Tell us you aren't using that pry bar as a hive tool


----------



## Meadow Stone Farm (May 4, 2005)

yup....sure am. works great, of course i don't know any better. i only occasionally pierce some comb with it.....on second thought maybe i should get a hive tool....


----------



## honeyman46408 (Feb 14, 2003)

dcross said:


> Tell us you aren't using that pry bar as a hive tool



I was thinkin he should get a BIG one


----------



## Budster (Mar 24, 2006)

"Tell us you aren't using that pry bar as a hive tool"

My hive tool(s) consist of a putty knife and a #2 streight edge screwdriver....

I gotta get me a real one one day!


----------



## deantn (Jan 3, 2007)

Why in the last photo do you say and here is my "useless TBH"?
Not having any luck with TBH's or never had bees in it?


----------



## Meadow Stone Farm (May 4, 2005)

oh i had bees in it. all they did was build perpendicular to the bars. it was my first hive....very frustrating, pissed me off and they died over the winter. if i had any experience it probably would have gone better, it was a bad choice for me to have as a first hive. maybe in a few years i'll try again.


----------



## Meadow Stone Farm (May 4, 2005)

*funny thing*

i went into the hive shown near the top bar in the photo, to extract two frames and give the queen some room. that hive is behind our goat fence and the herd normally follows me around, even near the bees. i didn't notice at first, with the veil on, but a tree fell on the fence about 10 feet from the hive. the goats swarmed the thing and started eating. i went about my business, opened the hive and found a whole load of new brood. anyway, the smoker went out about halfway through me going through the hive and the bees were pissed, got stung twice and there was a huge cloud of bees around me, very angry. i look over and not a single one is bothering the goats, they are happily eating away. if i get within 25 feet of the hive with the veil on the bees go nuts. 

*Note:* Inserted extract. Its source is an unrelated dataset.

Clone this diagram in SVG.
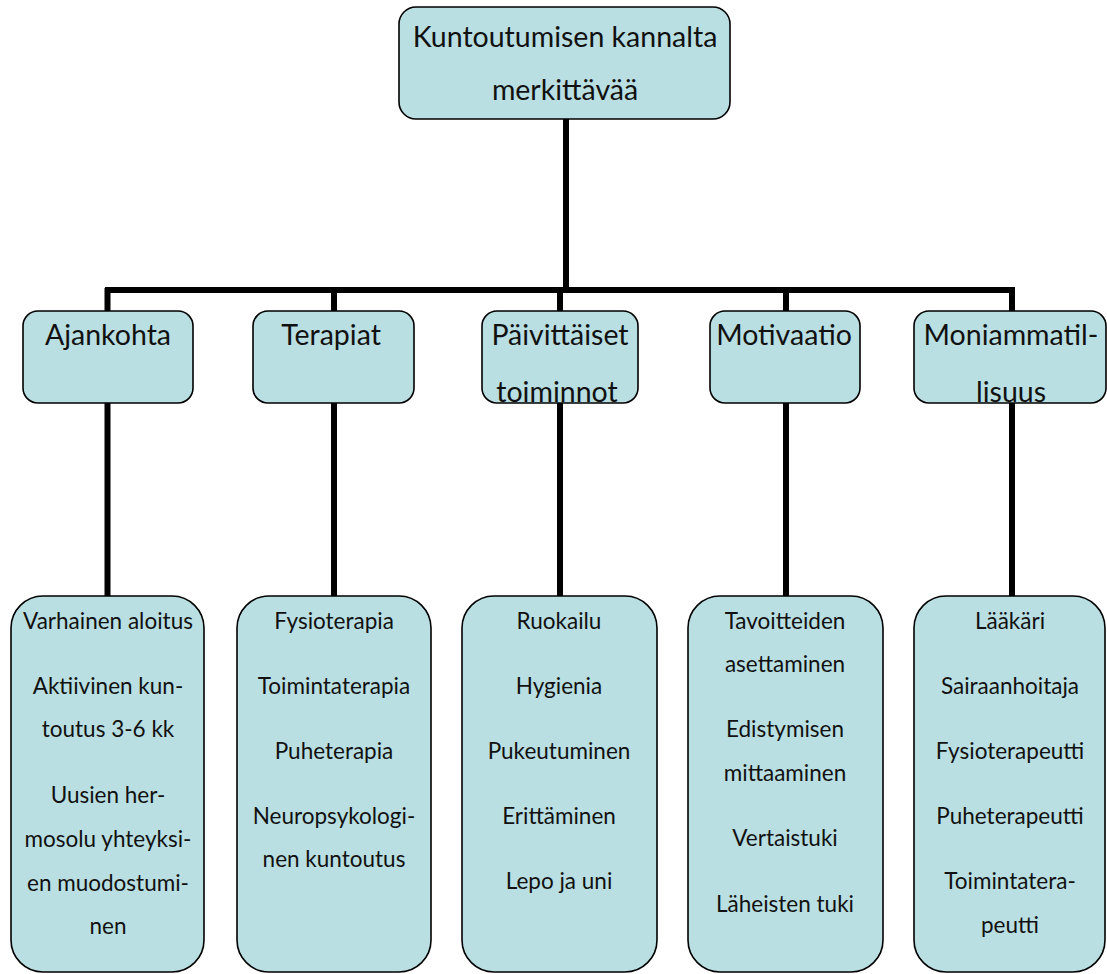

i finished milking (after dark) and went out to pull the tree off the fence by flashlight. i hear a rustling near the hive and go over, our barn cat is eating burr comb i left on the ground near the hive. she's about 6 inches from a pile of bees hanging out on the front entrance. they didn't seem to care. i think my bees are prejudice....


----------



## Ann (Feb 18, 2006)

budster said:


> "Tell us you aren't using that pry bar as a hive tool"
> 
> My hive tool(s) consist of a putty knife and a #2 streight edge screwdriver....
> 
> I gotta get me a real one one day!


Go to Walmart and buy a glazier's tool. We've got two of them, they work great.


----------